Clearly all would agree this puts Kenya right now on the “Don’t Ask, Don’t Tell” level of social progress. America’s stint with that period was a very short one. Kenya, unlike most of America, has very harsh laws against homosexuality, so it might be argued that Kenya’s stint with this period will be much longer.

That’s so hard to predict. The acceptance of LGBT culture worldwide has evolved with unbelievable speed.

And all this is happening in a “democratic” country that is growing increasingly authoritarian… political setbacking, so to speak. The party in power, and their helmsman, are legislating against free speech, free assembly and electoral freedoms with so far little judicial resistance.

Consider that in the last encounter between Kenya’s President Uhuru Kenyatta and President Obama, a very public impasse occurred over the matter of LGBT rights. President Kenyatta in a heated reply to Obama’s call for tolerance of the LGBT community dismissed the American president by insisting in Africa that “Gay Rights is Really a non-Issue.”

Well, I guess not. In fact, the same month that Kenyatta and Obama had their tiff about LGBT rights, another Kenyan judge ordered the Kenyan registrar of organizations to legitimize one of Kenya’s LGBT groups.

So we’ll keep our eye on Justice Ongaya, see how the Anglican church is going to deal with this incredible internal paradox, but let’s not lose grasp of my initial befuddlement: why have LGBT struggles been more successful than political struggles like those for national health care, for example?

Put more positively, what can the struggle for progressive politics learn from the LGBT struggle?

I suppose that the issue of taxation or resource tithing associated with government programs makes politics more significant to the actual day-to-day lives of people than the sexual behavior of fellow citizens. But you would not think so listening to the Right. Taking them on face value, morality is far more important than government policy. In fact, many on the Right believe the two need to be carefully but almost completely associated.

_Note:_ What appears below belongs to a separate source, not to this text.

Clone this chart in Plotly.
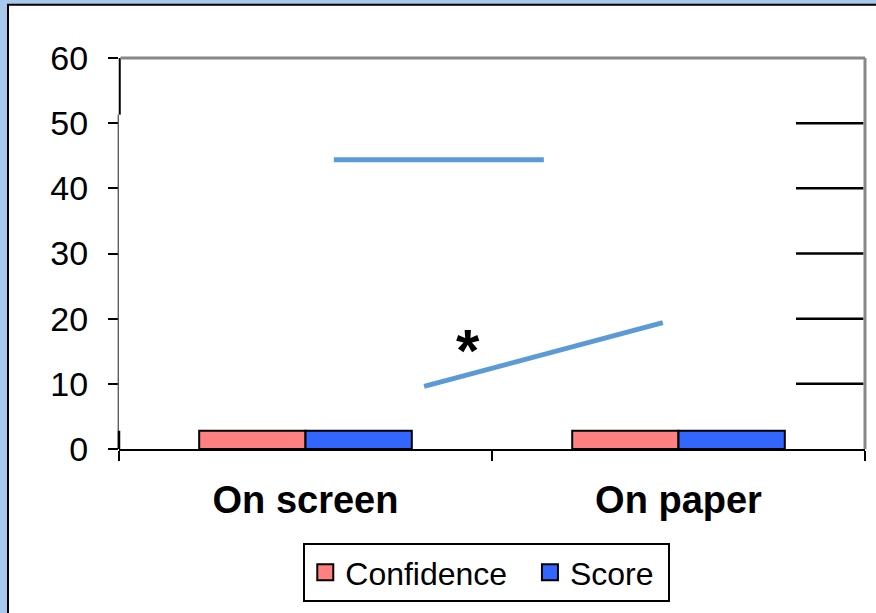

Perhaps that’s it. Conservative “Face Value” is not. Rants against homosexuality are legendary from closeted homosexuals. Has anyone totaled up how many Republican versus how many Democratic gay scandals there have been?

So all the LGBT struggle has had to do is persevere, because ultimately the religious voodoo auguries dissolve into reality and then, well, it’s no longer a moral issue but a psychological one of denial.

So… all those Americans who argue health care is not a human right are just in denial? They really do believe it is. I mean how could any one human not believe in his heart of hearts that we have to keep all our fellow human beings alive and well?

How could any real sensitive and warm-hearted person believe someone should be incarcerated for using pot?

How could anyone with a half-a-brain not believe that truth matters?

So … just persevere and the world will come round.